>>>>>
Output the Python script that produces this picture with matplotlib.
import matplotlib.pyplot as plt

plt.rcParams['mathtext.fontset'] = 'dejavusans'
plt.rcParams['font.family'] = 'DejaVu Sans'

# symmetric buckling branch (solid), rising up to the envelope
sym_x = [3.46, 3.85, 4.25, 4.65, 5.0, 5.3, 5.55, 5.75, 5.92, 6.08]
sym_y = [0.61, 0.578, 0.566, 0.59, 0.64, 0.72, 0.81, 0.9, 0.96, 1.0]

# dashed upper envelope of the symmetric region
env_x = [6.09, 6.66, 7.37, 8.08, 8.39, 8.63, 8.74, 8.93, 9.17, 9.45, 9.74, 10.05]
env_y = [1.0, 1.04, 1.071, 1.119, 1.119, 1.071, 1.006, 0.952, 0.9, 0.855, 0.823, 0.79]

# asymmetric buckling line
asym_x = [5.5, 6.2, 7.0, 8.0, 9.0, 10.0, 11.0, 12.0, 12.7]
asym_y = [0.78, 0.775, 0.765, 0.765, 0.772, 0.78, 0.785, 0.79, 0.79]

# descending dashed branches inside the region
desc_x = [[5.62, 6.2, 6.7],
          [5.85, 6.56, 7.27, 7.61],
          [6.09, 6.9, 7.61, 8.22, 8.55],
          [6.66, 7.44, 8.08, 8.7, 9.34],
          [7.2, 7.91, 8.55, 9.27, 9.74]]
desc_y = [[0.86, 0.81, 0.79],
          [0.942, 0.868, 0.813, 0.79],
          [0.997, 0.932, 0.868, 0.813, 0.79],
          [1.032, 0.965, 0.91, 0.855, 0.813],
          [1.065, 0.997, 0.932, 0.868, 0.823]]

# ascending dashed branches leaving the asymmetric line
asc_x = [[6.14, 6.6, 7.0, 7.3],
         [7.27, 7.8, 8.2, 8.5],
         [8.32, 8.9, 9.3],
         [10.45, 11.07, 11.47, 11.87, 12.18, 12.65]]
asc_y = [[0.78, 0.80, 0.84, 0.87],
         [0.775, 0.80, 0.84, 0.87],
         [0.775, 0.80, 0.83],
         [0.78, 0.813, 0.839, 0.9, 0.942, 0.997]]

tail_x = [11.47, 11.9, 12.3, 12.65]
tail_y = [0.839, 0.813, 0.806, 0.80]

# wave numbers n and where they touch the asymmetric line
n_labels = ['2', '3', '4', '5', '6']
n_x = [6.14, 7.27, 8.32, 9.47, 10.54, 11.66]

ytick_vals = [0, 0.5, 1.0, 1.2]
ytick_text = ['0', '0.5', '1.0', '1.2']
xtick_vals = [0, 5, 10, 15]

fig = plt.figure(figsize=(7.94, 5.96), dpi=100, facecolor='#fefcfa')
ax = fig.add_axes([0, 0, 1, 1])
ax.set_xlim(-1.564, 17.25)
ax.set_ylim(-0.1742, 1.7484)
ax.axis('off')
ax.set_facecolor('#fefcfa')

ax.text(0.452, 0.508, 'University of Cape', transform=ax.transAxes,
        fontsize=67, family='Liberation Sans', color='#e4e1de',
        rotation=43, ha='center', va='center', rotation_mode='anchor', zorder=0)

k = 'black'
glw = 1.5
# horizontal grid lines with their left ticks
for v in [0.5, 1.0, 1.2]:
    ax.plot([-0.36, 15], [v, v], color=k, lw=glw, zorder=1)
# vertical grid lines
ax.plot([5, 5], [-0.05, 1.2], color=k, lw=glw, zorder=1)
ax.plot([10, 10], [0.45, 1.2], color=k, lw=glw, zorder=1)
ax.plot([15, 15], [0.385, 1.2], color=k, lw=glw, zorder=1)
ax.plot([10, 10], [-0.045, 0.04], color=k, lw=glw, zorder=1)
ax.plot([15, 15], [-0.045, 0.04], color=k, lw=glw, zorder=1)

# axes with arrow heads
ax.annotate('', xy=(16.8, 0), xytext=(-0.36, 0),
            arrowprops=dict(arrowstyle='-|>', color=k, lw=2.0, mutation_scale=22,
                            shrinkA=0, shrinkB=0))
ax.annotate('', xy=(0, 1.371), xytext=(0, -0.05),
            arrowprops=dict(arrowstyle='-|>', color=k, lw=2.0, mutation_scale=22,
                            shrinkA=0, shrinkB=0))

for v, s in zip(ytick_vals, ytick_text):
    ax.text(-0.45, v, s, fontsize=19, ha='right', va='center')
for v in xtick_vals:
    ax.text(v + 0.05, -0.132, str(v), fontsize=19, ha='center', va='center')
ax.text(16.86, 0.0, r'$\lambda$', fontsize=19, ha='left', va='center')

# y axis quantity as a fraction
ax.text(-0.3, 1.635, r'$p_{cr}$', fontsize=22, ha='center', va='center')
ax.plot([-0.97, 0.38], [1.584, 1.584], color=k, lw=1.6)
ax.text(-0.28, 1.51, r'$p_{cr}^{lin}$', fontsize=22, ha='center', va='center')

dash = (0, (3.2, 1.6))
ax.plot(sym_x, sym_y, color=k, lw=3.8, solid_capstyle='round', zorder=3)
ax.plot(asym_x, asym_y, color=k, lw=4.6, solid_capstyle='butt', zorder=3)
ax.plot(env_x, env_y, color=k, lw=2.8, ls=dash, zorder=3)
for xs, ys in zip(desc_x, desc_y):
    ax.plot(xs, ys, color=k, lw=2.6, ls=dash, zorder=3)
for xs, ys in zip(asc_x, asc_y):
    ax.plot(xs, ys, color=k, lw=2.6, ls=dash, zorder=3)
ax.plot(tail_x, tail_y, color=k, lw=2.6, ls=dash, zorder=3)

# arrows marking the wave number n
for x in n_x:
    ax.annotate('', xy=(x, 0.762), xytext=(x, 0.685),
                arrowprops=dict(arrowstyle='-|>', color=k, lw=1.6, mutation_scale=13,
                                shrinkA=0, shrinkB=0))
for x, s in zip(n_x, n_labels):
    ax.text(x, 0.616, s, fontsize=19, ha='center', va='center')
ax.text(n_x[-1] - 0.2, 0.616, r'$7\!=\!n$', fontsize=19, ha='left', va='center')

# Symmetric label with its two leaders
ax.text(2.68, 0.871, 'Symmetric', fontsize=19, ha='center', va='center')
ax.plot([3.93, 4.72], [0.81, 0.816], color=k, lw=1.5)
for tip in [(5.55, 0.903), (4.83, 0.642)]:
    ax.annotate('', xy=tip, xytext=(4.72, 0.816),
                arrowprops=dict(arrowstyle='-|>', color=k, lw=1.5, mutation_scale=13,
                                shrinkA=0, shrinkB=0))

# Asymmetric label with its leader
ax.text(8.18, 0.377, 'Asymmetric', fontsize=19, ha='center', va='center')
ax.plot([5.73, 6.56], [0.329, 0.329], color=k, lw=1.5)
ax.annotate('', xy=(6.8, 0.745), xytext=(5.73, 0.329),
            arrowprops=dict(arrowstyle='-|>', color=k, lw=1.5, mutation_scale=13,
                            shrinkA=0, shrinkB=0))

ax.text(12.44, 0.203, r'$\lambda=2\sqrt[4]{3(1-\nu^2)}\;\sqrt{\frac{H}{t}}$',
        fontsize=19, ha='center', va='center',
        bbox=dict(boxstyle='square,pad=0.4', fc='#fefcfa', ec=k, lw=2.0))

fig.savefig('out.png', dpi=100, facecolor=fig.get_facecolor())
<<<<<
**What to work on:**
Please print the material above exactly as it appears, from its first line through the line containing "plt.rcParams['font.family'] = 'DejaVu Sans'", inclusive, and stop there.

**Task solution:**
Output the Python script that produces this picture with matplotlib.
import matplotlib.pyplot as plt

plt.rcParams['mathtext.fontset'] = 'dejavusans'
plt.rcParams['font.family'] = 'DejaVu Sans'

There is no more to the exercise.